* _What needs to be done_
Tell how many lines include the string "this". Answer with a single number.

* _Supplied material_

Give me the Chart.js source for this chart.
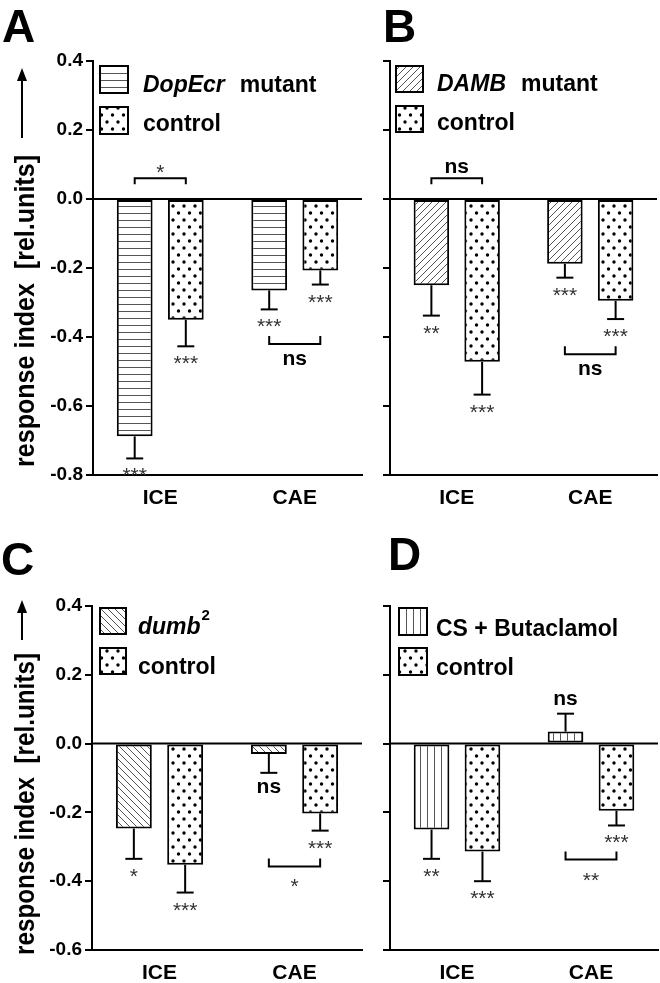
<!DOCTYPE html>
<html><head><meta charset="utf-8">
<script src="https://cdn.jsdelivr.net/npm/chart.js@4.4.0/dist/chart.umd.min.js"></script>
<style>
html,body{margin:0;padding:0;background:#fff;width:660px;height:983px;overflow:hidden;}
canvas{position:absolute;}
</style></head><body>
<canvas id="cA" style="left:0;top:0" width="375" height="515"></canvas>
<canvas id="cB" style="left:375px;top:0" width="285" height="515"></canvas>
<canvas id="cC" style="left:0;top:515px" width="375" height="468"></canvas>
<canvas id="cD" style="left:375px;top:515px" width="285" height="468"></canvas>
<script>
// ---------------- DATA ----------------
const categories = ['ICE', 'CAE'];
const yTicksAB = [0.4, 0.2, 0.0, -0.2, -0.4, -0.6, -0.8];
const yTicksCD = [0.4, 0.2, 0.0, -0.2, -0.4, -0.6];
const yTitle = 'response index  [rel.units]';

// Panel A
const aMutant = [-0.688, -0.265];
const aMutantErr = [0.064, 0.055];
const aControl = [-0.350, -0.207];
const aControlErr = [0.077, 0.041];
const aMutantSig = ['***', '***'];
const aControlSig = ['***', '***'];
const aBrackets = [{cat: 0, y: 0.06, label: '*', side: 'above'}, {cat: 1, y: -0.42, label: 'ns', side: 'below'}];
const aLegend = [[{t: 'DopEcr', i: true}, {t: 'mutant', gap: 15}], [{t: 'control'}]];

// Panel B
const bMutant = [-0.250, -0.188];
const bMutantErr = [0.088, 0.040];
const bControl = [-0.472, -0.295];
const bControlErr = [0.095, 0.053];
const bMutantSig = ['**', '***'];
const bControlSig = ['***', '***'];
const bBrackets = [{cat: 0, y: 0.06, label: 'ns', side: 'above'}, {cat: 1, y: -0.45, label: 'ns', side: 'below'}];
const bLegend = [[{t: 'DAMB', i: true}, {t: 'mutant', gap: 15}], [{t: 'control'}]];

// Panel C
const cMutant = [-0.247, -0.030];
const cMutantErr = [0.088, 0.055];
const cControl = [-0.352, -0.203];
const cControlErr = [0.081, 0.050];
const cMutantSig = ['*', 'ns'];
const cControlSig = ['***', '***'];
const cBrackets = [{cat: 1, y: -0.357, label: '*', side: 'below'}];
const cLegend = [[{t: 'dumb', i: true}, {t: '2', sup: true}], [{t: 'control'}]];

// Panel D
const dMutant = [-0.250, 0.035];
const dMutantErr = [0.085, 0.052];
const dControl = [-0.314, -0.195];
const dControlErr = [0.086, 0.043];
const dMutantSig = ['**', 'ns'];
const dControlSig = ['***', '***'];
const dBrackets = [{cat: 1, y: -0.337, label: '**', side: 'below'}];
const dLegend = [[{t: 'CS + Butaclamol'}], [{t: 'control'}]];

// ---------------- PATTERNS ----------------
const FONT = 'Arial, "Liberation Sans", sans-serif';
function makePattern(kind) {
  const c = document.createElement('canvas');
  let w = 7, h = 7;
  if (kind === 'dots') { w = 11; h = 14; }
  c.width = w; c.height = h;
  const g = c.getContext('2d');
  g.fillStyle = '#fff'; g.fillRect(0, 0, w, h);
  g.strokeStyle = '#555'; g.lineWidth = 1; g.fillStyle = '#000';
  g.beginPath();
  if (kind === 'h') { g.moveTo(0, 3.5); g.lineTo(w, 3.5); }
  else if (kind === 'v') { g.moveTo(3.5, 0); g.lineTo(3.5, h); }
  else if (kind === 'fwd') { g.moveTo(-1, h + 1); g.lineTo(w + 1, -1); g.moveTo(-1, 1); g.lineTo(1, -1); g.moveTo(w - 1, h + 1); g.lineTo(w + 1, h - 1); }
  else if (kind === 'back') { g.moveTo(-1, -1); g.lineTo(w + 1, h + 1); g.moveTo(w - 1, -1); g.lineTo(w + 1, 1); g.moveTo(-1, h - 1); g.lineTo(1, h + 1); }
  if (kind !== 'dots') { g.stroke(); }
  else {
    g.beginPath(); g.arc(2.5, 3, 1.7, 0, Math.PI * 2); g.fill();
    g.beginPath(); g.arc(8, 10, 1.7, 0, Math.PI * 2); g.fill();
  }
  return g.createPattern(c, 'repeat');
}
const P = {h: makePattern('h'), v: makePattern('v'), fwd: makePattern('fwd'), back: makePattern('back'), dots: makePattern('dots')};

// ---------------- LAYOUT ----------------
const panels = {
  cA: {mutant: aMutant, mutantErr: aMutantErr, control: aControl, controlErr: aControlErr, mutantSig: aMutantSig, controlSig: aControlSig,
       brackets: aBrackets, legend: aLegend, pat: P.h, ticks: yTicksAB, min: -0.8, max: 0.4,
       top: 61, right: 13, yw: 93, xh: 40, showTicks: true, letter: 'A', letterPos: [2, 42],
       boxes: [[100, 66, 28, 27], [100, 107, 28, 27]], texts: [[143, 92], [143, 131]],
       title: {x: 34, cy: 311, len: 312}, arrow: {x: 22, y0: 138, y1: 68}},
  cB: {mutant: bMutant, mutantErr: bMutantErr, control: bControl, controlErr: bControlErr, mutantSig: bMutantSig, controlSig: bControlSig,
       brackets: bBrackets, legend: bLegend, pat: P.fwd, ticks: yTicksAB, min: -0.8, max: 0.4,
       top: 61, right: 3, yw: 15, xh: 40, showTicks: false, letter: 'B', letterPos: [8, 42],
       boxes: [[21, 66, 27, 26], [21, 106, 27, 26]], texts: [[62, 91], [62, 130]]},
  cC: {mutant: cMutant, mutantErr: cMutantErr, control: cControl, controlErr: cControlErr, mutantSig: cMutantSig, controlSig: cControlSig,
       brackets: cBrackets, legend: cLegend, pat: P.back, ticks: yTicksCD, min: -0.6, max: 0.4,
       top: 91, right: 13, yw: 92, xh: 33, showTicks: true, letter: 'C', letterPos: [1, 60],
       boxes: [[100, 93, 26, 26], [100, 133, 26, 26]], texts: [[138, 119], [138, 159]],
       title: {x: 34, cy: 289, len: 302}, arrow: {x: 22, y0: 125, y1: 85}},
  cD: {mutant: dMutant, mutantErr: dMutantErr, control: dControl, controlErr: dControlErr, mutantSig: dMutantSig, controlSig: dControlSig,
       brackets: dBrackets, legend: dLegend, pat: P.v, ticks: yTicksCD, min: -0.6, max: 0.4,
       top: 91, right: 2, yw: 15, xh: 33, showTicks: false, letter: 'D', letterPos: [13, 55],
       boxes: [[24, 93, 28, 27], [24, 133, 28, 27]], texts: [[61, 121], [61, 160]]}
};

function line(ctx, x0, y0, x1, y1) { ctx.beginPath(); ctx.moveTo(x0, y0); ctx.lineTo(x1, y1); ctx.stroke(); }

const annot = {
  id: 'annot',
  afterDatasetsDraw(chart) {
    const cfg = panels[chart.canvas.id];
    const ctx = chart.ctx, ys = chart.scales.y, ca = chart.chartArea;
    ctx.save();
    ctx.strokeStyle = '#000'; ctx.fillStyle = '#000'; ctx.lineWidth = 2; ctx.lineCap = 'butt';
    const y0 = ys.getPixelForValue(0);
    line(ctx, ca.left, y0, ca.right, y0);
    ctx.textAlign = 'center'; ctx.textBaseline = 'alphabetic';
    chart.data.datasets.forEach((ds, di) => {
      const meta = chart.getDatasetMeta(di);
      meta.data.forEach((bar, j) => {
        const v = ds.data[j], e = ds.err[j];
        const end = v < 0 ? v - e : v + e;
        const p0 = ys.getPixelForValue(v), p1 = ys.getPixelForValue(end);
        line(ctx, bar.x, p0, bar.x, p1);
        line(ctx, bar.x - 8.5, p1, bar.x + 8.5, p1);
        const s = ds.sig[j];
        if (s === 'ns') {
          ctx.font = 'bold 21px ' + FONT; ctx.fillStyle = '#000';
          ctx.fillText(s, bar.x, v < 0 ? p1 + 20 : p1 - 9);
        } else {
          ctx.font = '21px ' + FONT; ctx.fillStyle = '#333';
          ctx.fillText(s, bar.x, p1 + 24);
        }
      });
    });
    ctx.fillStyle = '#000';
    cfg.brackets.forEach(b => {
      const xa = chart.getDatasetMeta(0).data[b.cat].x, xb = chart.getDatasetMeta(1).data[b.cat].x;
      const py = ys.getPixelForValue(b.y);
      const tk = b.side === 'above' ? 6 : -8;
      ctx.beginPath(); ctx.moveTo(xa, py + tk); ctx.lineTo(xa, py); ctx.lineTo(xb, py); ctx.lineTo(xb, py + tk); ctx.stroke();
      const xm = (xa + xb) / 2;
      if (b.label === 'ns') {
        ctx.font = 'bold 21px ' + FONT; ctx.fillStyle = '#000';
        ctx.fillText('ns', xm, b.side === 'above' ? py - 5 : py + 21);
      } else {
        ctx.font = '21px ' + FONT; ctx.fillStyle = '#333';
        ctx.fillText(b.label, xm, b.side === 'above' ? py + 1 : py + 27);
      }
    });
    ctx.restore();
  },
  afterDraw(chart) {
    const cfg = panels[chart.canvas.id];
    const ctx = chart.ctx;
    ctx.save();
    ctx.fillStyle = '#000'; ctx.strokeStyle = '#000';
    // panel letter
    ctx.font = 'bold 46px ' + FONT; ctx.textAlign = 'left'; ctx.textBaseline = 'alphabetic';
    ctx.fillText(cfg.letter, cfg.letterPos[0], cfg.letterPos[1]);
    // legend
    const pats = [cfg.pat, P.dots];
    cfg.boxes.forEach((bx, k) => {
      ctx.fillStyle = pats[k]; ctx.fillRect(bx[0], bx[1], bx[2], bx[3]);
      ctx.lineWidth = 2; ctx.strokeStyle = '#000'; ctx.strokeRect(bx[0], bx[1], bx[2], bx[3]);
      ctx.fillStyle = '#000';
      let x = cfg.texts[k][0]; const by = cfg.texts[k][1];
      cfg.legend[k].forEach(part => {
        if (part.gap) x += part.gap;
        if (part.sup) {
          ctx.font = 'bold 15px ' + FONT; ctx.fillText(part.t, x + 1, by - 14); x += ctx.measureText(part.t).width + 1;
        } else {
          ctx.font = (part.i ? 'italic ' : '') + 'bold 23px ' + FONT;
          ctx.fillText(part.t, x, by); x += ctx.measureText(part.t).width;
        }
      });
    });
    // y title and arrow
    if (cfg.title) {
      ctx.save();
      ctx.translate(cfg.title.x, cfg.title.cy);
      ctx.rotate(-Math.PI / 2);
      ctx.font = 'bold 28px ' + FONT;
      const w = ctx.measureText(yTitle).width;
      ctx.scale(cfg.title.len / w, 1);
      ctx.textAlign = 'center'; ctx.textBaseline = 'alphabetic';
      ctx.fillText(yTitle, 0, 0);
      ctx.restore();
      const a = cfg.arrow;
      ctx.lineWidth = 2;
      line(ctx, a.x, a.y0, a.x, a.y1 + 10);
      ctx.beginPath(); ctx.moveTo(a.x, a.y1); ctx.lineTo(a.x - 5, a.y1 + 13); ctx.lineTo(a.x + 5, a.y1 + 13); ctx.closePath(); ctx.fill();
    }
    ctx.restore();
  }
};

function fmt(v) { return Math.abs(v) < 1e-9 ? '0.0' : v.toFixed(1); }

function makePanel(id) {
  const cfg = panels[id];
  const dsBase = {borderColor: '#000', borderWidth: 2, borderSkipped: false, categoryPercentage: 0.76, barPercentage: 0.7};
  return new Chart(document.getElementById(id), {
    type: 'bar',
    data: {
      labels: categories,
      datasets: [
        Object.assign({}, dsBase, {data: cfg.mutant, err: cfg.mutantErr, sig: cfg.mutantSig, backgroundColor: cfg.pat}),
        Object.assign({}, dsBase, {data: cfg.control, err: cfg.controlErr, sig: cfg.controlSig, backgroundColor: P.dots})
      ]
    },
    options: {
      responsive: false, maintainAspectRatio: false, animation: false, events: [],
      layout: {padding: {left: 0, top: cfg.top, right: cfg.right, bottom: 0}},
      plugins: {legend: {display: false}, tooltip: {enabled: false}},
      scales: {
        x: {
          grid: {display: false, drawTicks: false},
          border: {display: true, color: '#000', width: 2},
          ticks: {color: '#000', font: {family: FONT, weight: 'bold', size: 21}, padding: 11},
          afterFit: s => { s.height = cfg.xh; }
        },
        y: {
          min: cfg.min, max: cfg.max,
          afterBuildTicks: s => { s.ticks = cfg.ticks.map(v => ({value: v})); },
          grid: {display: true, drawOnChartArea: false, drawTicks: true, tickLength: 7, color: '#000', lineWidth: 2},
          border: {display: true, color: '#000', width: 2},
          ticks: {display: cfg.showTicks, color: '#000', font: {family: FONT, weight: 'bold', size: 19}, padding: 3, callback: v => fmt(v)},
          afterFit: s => { s.width = cfg.yw; }
        }
      }
    },
    plugins: [annot]
  });
}
['cA', 'cB', 'cC', 'cD'].forEach(makePanel);
</script>
</body></html>
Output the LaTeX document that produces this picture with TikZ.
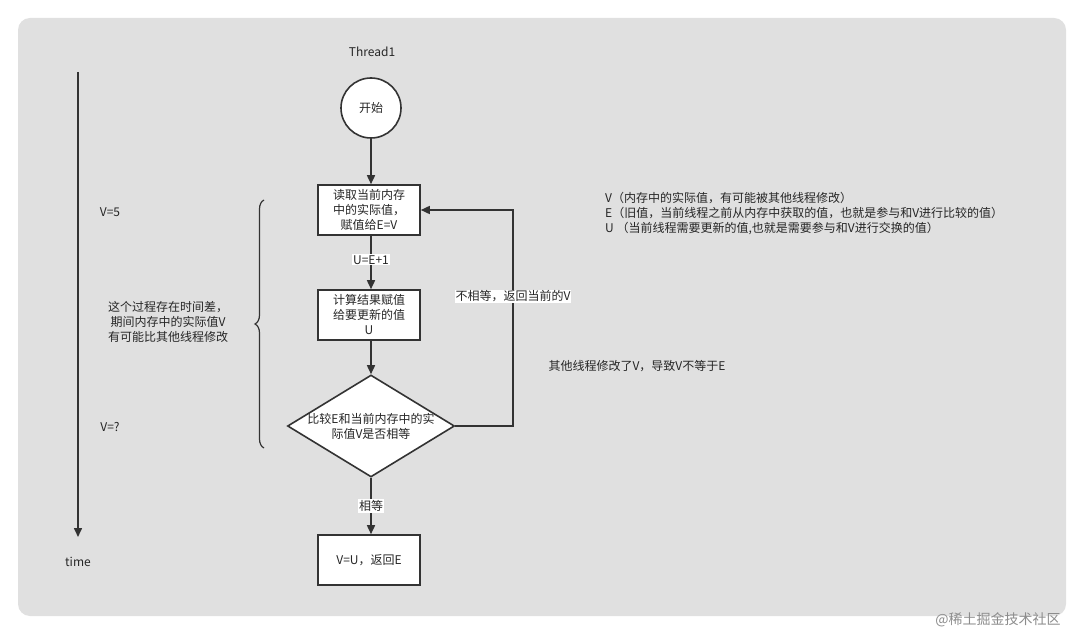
\documentclass[tikz,border=0pt]{standalone}
\usepackage{fontspec}
\setmainfont{Noto Sans CJK SC}
\usetikzlibrary{shapes.geometric,arrows.meta,decorations.pathreplacing}
\begin{document}
\begin{tikzpicture}[x=1pt,y=-1pt,
  every node/.style={font=\fontsize{12}{15}\selectfont, text=black!85},
  proc/.style={draw=black!80, line width=1.6pt, fill=white, minimum width=102pt, minimum height=50pt, inner sep=1pt, align=center},
  conn/.style={draw=black!80, line width=1.6pt, -{Triangle[length=9pt,width=8pt]}},
  lbl/.style={fill=white, inner sep=1pt},
  plain/.style={align=left, inner sep=0pt}]
\useasboundingbox (0,0) rectangle (1084,636);
\fill[white] (0,0) rectangle (1084,636);
\fill[rounded corners=12pt, fill=black!12] (18,18) rectangle (1066,616);
\node (thr) at (372,52) {Thread1};
\node[circle, draw=black!80, line width=1.6pt, fill=white, minimum size=60pt, inner sep=0pt] (start) at (371,108) {开始};
\node[proc] (b1) at (369,210) {读取当前内存\\中的实际值，\\赋值给E=V};
\node[proc] (b2) at (369,315) {计算结果赋值\\给要更新的值\\U};
\node[diamond, draw=black!80, line width=1.6pt, fill=white, inner sep=0pt, minimum width=167pt, minimum height=102pt] (d) at (371,426) {};
\node[align=center, inner sep=0pt] (dt) at (d.center) {比较E和当前内存中的实\\际值V是否相等};
\node[proc] (b3) at (369,560) {V=U，返回E};
\draw[conn] (start) -- (start|-b1.north);
\draw[conn] (b1.south-|start) -- node[lbl, pos=0.45] (l1) {U=E+1} (b2.north-|start);
\draw[conn] (b2.south-|start) -- (d.north);
\draw[conn] (d.south) -- node[lbl, pos=0.5] (l2) {相等} (b3.north-|start);
\coordinate (c1) at (513,426);
\coordinate (c2) at (513,210);
\draw[conn] (d.east) -- (c1) -- node[lbl, pos=0.6] (l3) {不相等，返回当前的V} (c2) -- (b1.east);
\node (oth) at (637,366) {其他线程修改了V，导致V不等于E};
\node[plain, anchor=north west] (leg) at (605,192) {V（内存中的实际值，有可能被其他线程修改）\\E（旧值，当前线程之前从内存中获取的值，也就是参与和V进行比较的值）\\U （当前线程需要更新的值,也就是需要参与和V进行交换的值）};
\coordinate (t0) at (78,72);
\coordinate (t1) at (78,537);
\draw[conn] (t0) -- (t1);
\node (time) at (78,562) {time};
\node (v5) at (110,212) {V=5};
\node (vq) at (110,427) {V=?};
\coordinate (br0) at (264,448);
\coordinate (br1) at (264,200);
\draw[black!80, line width=1.2pt, decorate, decoration={brace, amplitude=9pt}] (br0) -- (br1);
\node[align=center] (note) at (168,322) {这个过程存在时间差，\\期间内存中的实际值V\\有可能比其他线程修改};
\node[text=black!45, font=\fontsize{14}{16}\selectfont] (wm) at (998,620) {@稀土掘金技术社区};
\end{tikzpicture}
\end{document}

* _Response to the task_
2